Continuous Integration: il valore per l’azienda
Dopo aver visto le motivazioni per cui è stata sviluppata, e aver brevemente descritto alcuni aspetti tecnologici, apparirà ormai chiaro come il valore principale della Continuous Integration risieda nel fatto che essa riduce al minimo lo spreco di tempo necessario per effettuare integrazioni tardive.
Ma non ci si deve fermare a questo pur importante risultato: avere un server per la Continuous Integration e un gruppo di sviluppo che ne padroneggia il processo apre le porte a interessanti sviluppi. Per esempio, i test automatizzati di unità e di integrazione completa potranno essere estesi con test di prestazione e di scalabilità. Ma si potrà anche andare oltre, verso il cosiddetto continuous delivery in un’ottica di continuous development, argomenti di cui parleremo nel prossimo articolo.
I benefici in breve
In definitiva, i valori di tipo “business” che la Continuous Integration può apportare in ogni azienda IT sono i seguenti:
- i tempi dei cicli di rilascio possono essere previsti in maniera più attendibile;
- le funzionalità implementate dal codice sono maggiormente testate;
- l’integrazione completa delle applicazioni è testata in ambienti simili a quelli di produzione;
- il codice è testato meglio anche per quanto riguarda le prestazioni;
- le applicazioni e gli ambienti sono testati meglio per quanto attiene alla scalabilità;
- rilasci rapidi.
In una sorta di circolo virtuoso, questi benefici si riflettono a più livelli: un codice ben testato porterà a un’applicazione più stabile che creerà meno malfunzionamenti e necessiterà di minore supporto tecnico; applicazioni scalabili e dalle buone prestazioni faranno crescere la soddisfazione del cliente; i rilasci rapidi implicano che si potranno sviluppare velocemente certe funzionalità importanti che potranno essere rese disponibili in produzione non appena pronte. Tutto questo ha anche un valore come possibile vantaggio competitivo sui propri concorrenti.
Conclusioni
Uno degli obiettivi sia per il development che per le operations è quello di rilasciare nuove versioni delle applicazioni in tempi brevi: i tempi degli aggiornamenti colossali una o due volte l’anno sono ormai definitivamente tramontati, e l’approccio al deploy di nuove funzionalità e versioni è ormai su base settimanale, se non quotidiana. Del resto, se una nuova funzione è ben identificata e ben implementata può essere rapidamente messa a disposizione degli utenti, con un evidente apporto di valore. Resta però il problema di come sia possibile testare in maniera adeguata una grande applicazione nell’ottica dello sviluppo rapido. La Continuous Integration ci viene in aiuto proprio per risolvere questa difficoltà.

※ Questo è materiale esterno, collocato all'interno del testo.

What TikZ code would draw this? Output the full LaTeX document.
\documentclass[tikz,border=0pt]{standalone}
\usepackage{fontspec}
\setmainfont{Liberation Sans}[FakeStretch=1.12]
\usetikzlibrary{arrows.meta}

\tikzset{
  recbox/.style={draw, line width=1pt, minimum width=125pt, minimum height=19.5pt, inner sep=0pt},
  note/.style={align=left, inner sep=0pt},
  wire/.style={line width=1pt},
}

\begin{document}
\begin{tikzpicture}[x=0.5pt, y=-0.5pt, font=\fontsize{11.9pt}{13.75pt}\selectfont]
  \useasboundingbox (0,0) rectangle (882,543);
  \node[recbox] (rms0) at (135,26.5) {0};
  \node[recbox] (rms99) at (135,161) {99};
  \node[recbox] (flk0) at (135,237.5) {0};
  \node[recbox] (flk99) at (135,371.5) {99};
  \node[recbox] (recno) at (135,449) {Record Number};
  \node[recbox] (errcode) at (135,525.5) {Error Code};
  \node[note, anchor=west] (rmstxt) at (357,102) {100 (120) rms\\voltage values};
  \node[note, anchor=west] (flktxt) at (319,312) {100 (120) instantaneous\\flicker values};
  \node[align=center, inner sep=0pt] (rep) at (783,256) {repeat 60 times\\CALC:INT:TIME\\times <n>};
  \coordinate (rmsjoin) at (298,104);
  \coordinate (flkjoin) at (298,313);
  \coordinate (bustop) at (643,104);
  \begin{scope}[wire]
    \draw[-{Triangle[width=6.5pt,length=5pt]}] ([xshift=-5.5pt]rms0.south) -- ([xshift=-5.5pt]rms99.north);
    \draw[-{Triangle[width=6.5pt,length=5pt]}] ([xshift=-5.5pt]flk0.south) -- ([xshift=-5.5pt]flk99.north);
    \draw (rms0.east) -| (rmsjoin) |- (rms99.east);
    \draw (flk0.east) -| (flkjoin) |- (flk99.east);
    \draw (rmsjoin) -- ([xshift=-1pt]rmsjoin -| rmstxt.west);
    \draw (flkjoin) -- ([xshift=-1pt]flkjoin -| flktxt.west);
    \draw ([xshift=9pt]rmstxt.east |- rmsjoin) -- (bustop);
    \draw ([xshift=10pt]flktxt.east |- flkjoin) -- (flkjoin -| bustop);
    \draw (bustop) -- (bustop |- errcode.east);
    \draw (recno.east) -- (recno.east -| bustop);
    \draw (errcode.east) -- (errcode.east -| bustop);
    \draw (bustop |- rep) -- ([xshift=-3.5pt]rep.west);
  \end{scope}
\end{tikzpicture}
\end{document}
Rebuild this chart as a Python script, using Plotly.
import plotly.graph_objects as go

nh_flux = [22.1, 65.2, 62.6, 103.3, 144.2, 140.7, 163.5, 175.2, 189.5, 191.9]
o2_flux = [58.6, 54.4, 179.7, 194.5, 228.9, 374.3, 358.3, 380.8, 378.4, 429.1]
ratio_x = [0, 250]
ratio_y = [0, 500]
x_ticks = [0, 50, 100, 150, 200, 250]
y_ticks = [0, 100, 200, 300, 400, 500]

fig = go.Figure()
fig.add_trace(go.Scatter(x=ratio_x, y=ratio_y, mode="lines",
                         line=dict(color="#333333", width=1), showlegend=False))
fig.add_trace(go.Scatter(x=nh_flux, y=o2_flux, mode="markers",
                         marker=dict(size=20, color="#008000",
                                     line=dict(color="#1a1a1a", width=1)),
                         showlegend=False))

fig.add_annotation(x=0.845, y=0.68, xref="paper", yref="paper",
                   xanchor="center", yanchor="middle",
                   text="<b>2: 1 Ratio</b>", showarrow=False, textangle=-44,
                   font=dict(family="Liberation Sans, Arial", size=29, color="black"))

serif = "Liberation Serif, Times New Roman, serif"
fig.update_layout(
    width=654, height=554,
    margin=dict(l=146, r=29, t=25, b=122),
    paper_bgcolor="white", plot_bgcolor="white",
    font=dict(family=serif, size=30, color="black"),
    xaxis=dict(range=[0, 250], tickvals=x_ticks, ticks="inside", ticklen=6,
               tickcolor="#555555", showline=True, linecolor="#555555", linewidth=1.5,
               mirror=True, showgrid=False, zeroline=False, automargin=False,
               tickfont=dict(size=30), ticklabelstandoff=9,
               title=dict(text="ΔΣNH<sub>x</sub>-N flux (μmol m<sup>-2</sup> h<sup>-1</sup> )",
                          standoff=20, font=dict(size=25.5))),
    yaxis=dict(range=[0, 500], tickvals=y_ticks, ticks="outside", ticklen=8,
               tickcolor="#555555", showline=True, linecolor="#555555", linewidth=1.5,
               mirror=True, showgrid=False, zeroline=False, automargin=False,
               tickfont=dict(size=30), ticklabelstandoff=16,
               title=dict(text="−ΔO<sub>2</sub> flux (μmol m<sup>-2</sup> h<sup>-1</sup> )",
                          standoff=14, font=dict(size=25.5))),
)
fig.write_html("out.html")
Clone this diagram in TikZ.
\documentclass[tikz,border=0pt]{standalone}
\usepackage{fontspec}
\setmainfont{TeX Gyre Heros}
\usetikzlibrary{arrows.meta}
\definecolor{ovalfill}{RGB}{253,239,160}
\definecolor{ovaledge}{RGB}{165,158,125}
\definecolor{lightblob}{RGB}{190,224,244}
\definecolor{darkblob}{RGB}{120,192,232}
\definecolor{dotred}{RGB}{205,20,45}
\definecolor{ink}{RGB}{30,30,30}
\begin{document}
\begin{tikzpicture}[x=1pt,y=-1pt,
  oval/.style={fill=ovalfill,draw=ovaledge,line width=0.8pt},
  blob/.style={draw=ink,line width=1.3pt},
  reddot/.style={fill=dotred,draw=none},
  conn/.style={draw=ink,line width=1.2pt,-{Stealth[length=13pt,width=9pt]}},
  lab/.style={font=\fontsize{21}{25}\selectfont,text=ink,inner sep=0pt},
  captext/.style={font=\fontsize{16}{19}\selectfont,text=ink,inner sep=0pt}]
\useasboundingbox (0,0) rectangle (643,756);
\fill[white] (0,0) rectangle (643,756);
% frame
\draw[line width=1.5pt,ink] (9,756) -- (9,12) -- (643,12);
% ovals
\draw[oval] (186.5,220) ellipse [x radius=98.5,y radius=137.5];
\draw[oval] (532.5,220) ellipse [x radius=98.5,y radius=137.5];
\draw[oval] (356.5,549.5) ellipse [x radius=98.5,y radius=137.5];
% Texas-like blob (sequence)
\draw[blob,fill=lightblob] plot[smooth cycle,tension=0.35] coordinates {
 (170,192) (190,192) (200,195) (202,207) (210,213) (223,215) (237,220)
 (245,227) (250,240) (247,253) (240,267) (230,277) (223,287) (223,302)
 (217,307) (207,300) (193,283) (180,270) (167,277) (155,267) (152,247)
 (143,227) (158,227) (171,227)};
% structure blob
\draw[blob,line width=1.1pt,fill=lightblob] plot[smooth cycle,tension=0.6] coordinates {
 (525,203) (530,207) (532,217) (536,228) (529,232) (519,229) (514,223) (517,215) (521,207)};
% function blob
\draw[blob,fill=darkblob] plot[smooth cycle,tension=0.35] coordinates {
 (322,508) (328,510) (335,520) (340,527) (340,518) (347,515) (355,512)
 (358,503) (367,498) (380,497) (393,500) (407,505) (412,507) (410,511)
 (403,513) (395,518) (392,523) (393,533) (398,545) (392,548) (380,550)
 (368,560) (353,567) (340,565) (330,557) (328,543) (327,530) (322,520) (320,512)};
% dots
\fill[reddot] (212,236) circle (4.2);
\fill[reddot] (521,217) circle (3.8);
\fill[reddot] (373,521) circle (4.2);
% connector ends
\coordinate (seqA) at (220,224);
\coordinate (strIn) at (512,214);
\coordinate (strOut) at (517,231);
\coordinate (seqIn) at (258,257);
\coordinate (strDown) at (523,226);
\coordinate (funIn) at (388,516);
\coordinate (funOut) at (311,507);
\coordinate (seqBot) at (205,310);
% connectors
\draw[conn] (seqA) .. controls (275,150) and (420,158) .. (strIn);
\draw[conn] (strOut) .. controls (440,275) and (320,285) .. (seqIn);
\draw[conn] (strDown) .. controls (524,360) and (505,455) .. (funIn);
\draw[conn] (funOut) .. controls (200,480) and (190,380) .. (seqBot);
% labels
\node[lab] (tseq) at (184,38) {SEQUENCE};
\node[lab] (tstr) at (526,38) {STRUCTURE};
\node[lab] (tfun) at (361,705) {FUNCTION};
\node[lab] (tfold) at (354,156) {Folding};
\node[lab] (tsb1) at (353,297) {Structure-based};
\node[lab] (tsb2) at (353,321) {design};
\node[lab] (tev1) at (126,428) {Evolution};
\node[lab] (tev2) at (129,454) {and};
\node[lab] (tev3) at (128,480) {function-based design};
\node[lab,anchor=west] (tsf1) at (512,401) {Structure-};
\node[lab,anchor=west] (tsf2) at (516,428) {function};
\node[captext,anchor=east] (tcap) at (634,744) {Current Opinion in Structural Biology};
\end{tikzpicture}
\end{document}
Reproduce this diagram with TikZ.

In questo articolo abbiamo introdotto alcuni importanti argomenti legati allo sviluppo rapido del software, parlando di Test Driven Development, Continuous Integration, Continuous Development. Abbiamo fatto cenno anche all’approccio DevOps, ripromettendoci di approfondirlo in futuri articoli. Nel prossimo articolo affronteremo il tema del Continuous Development.